start SUPPLIED INFORMATION

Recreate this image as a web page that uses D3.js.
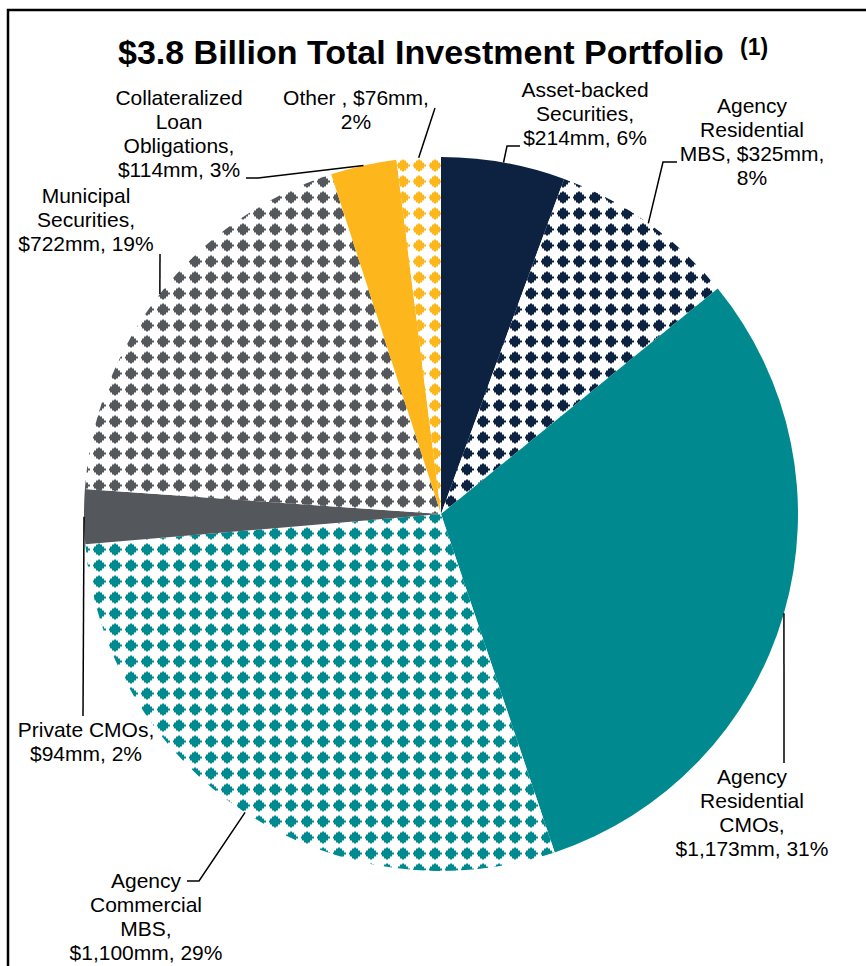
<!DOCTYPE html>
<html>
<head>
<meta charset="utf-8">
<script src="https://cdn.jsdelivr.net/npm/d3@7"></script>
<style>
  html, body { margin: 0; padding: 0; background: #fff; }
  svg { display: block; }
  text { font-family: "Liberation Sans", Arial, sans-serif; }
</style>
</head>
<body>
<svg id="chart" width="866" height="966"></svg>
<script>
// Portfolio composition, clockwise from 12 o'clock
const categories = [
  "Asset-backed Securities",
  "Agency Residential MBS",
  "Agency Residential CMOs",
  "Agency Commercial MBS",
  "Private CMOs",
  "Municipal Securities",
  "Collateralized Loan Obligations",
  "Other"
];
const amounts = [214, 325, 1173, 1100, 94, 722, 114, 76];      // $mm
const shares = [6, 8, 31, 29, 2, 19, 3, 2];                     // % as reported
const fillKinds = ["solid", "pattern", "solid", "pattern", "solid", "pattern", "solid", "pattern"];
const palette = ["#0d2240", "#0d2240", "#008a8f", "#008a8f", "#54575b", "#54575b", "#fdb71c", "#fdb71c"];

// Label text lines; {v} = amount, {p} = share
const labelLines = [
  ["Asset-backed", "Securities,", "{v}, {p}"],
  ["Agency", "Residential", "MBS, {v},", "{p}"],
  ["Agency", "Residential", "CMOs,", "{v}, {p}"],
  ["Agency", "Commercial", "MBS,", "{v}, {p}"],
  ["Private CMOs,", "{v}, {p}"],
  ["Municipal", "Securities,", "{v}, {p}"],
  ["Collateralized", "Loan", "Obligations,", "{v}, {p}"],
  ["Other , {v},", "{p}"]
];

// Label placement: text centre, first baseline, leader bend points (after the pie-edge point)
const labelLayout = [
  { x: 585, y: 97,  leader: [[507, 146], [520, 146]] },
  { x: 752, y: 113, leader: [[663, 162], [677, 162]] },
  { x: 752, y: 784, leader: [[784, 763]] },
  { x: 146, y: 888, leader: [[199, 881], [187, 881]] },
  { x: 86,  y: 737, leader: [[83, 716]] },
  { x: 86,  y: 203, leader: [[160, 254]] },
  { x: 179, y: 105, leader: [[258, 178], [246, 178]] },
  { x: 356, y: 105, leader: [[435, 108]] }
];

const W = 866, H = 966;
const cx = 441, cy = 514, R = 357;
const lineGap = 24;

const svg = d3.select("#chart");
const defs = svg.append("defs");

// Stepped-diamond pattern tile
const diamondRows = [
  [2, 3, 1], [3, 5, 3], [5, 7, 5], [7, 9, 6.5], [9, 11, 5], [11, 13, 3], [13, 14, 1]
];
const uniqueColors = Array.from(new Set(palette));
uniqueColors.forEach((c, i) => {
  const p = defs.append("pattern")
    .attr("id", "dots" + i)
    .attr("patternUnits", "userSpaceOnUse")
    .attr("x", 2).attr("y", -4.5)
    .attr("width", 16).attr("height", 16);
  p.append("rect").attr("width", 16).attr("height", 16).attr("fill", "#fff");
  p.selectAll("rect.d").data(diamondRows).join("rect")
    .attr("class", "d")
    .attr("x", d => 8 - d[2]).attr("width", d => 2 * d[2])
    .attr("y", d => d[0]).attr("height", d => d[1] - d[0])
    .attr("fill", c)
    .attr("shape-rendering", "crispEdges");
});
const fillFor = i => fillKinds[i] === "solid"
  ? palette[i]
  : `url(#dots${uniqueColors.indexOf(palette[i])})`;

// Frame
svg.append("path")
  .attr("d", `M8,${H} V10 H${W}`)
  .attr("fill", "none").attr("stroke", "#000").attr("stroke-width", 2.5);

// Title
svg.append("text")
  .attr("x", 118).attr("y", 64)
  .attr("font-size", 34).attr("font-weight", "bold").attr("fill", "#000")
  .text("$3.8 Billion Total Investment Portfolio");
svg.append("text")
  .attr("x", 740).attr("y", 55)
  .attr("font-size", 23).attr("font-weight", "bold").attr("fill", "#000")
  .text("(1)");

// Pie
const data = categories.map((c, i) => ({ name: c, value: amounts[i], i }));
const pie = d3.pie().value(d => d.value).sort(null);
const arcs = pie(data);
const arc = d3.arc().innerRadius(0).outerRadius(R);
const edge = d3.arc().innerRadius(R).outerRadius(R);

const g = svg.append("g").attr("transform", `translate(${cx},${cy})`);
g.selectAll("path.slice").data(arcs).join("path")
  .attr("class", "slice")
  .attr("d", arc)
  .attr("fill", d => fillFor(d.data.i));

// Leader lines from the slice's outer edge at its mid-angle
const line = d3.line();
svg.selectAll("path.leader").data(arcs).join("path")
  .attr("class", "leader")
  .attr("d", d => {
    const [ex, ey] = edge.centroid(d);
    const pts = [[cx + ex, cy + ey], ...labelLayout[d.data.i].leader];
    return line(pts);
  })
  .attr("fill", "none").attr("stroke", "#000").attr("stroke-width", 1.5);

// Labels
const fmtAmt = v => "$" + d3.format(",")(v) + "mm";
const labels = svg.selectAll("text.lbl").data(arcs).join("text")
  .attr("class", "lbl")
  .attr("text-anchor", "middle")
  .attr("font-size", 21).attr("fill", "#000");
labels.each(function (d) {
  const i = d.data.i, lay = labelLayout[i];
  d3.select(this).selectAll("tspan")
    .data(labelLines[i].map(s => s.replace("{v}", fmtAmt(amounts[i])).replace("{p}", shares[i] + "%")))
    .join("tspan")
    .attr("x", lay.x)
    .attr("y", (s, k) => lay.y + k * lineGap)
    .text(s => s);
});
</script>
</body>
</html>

end SUPPLIED INFORMATION

# [WHAT YOU SHOULD DO]
Identify the lines of the data that contain the word "this". Copy each of them.

# [RIGHT ANSWER]
Recreate this image as a web page that uses D3.js.
  d3.select(this).selectAll("tspan")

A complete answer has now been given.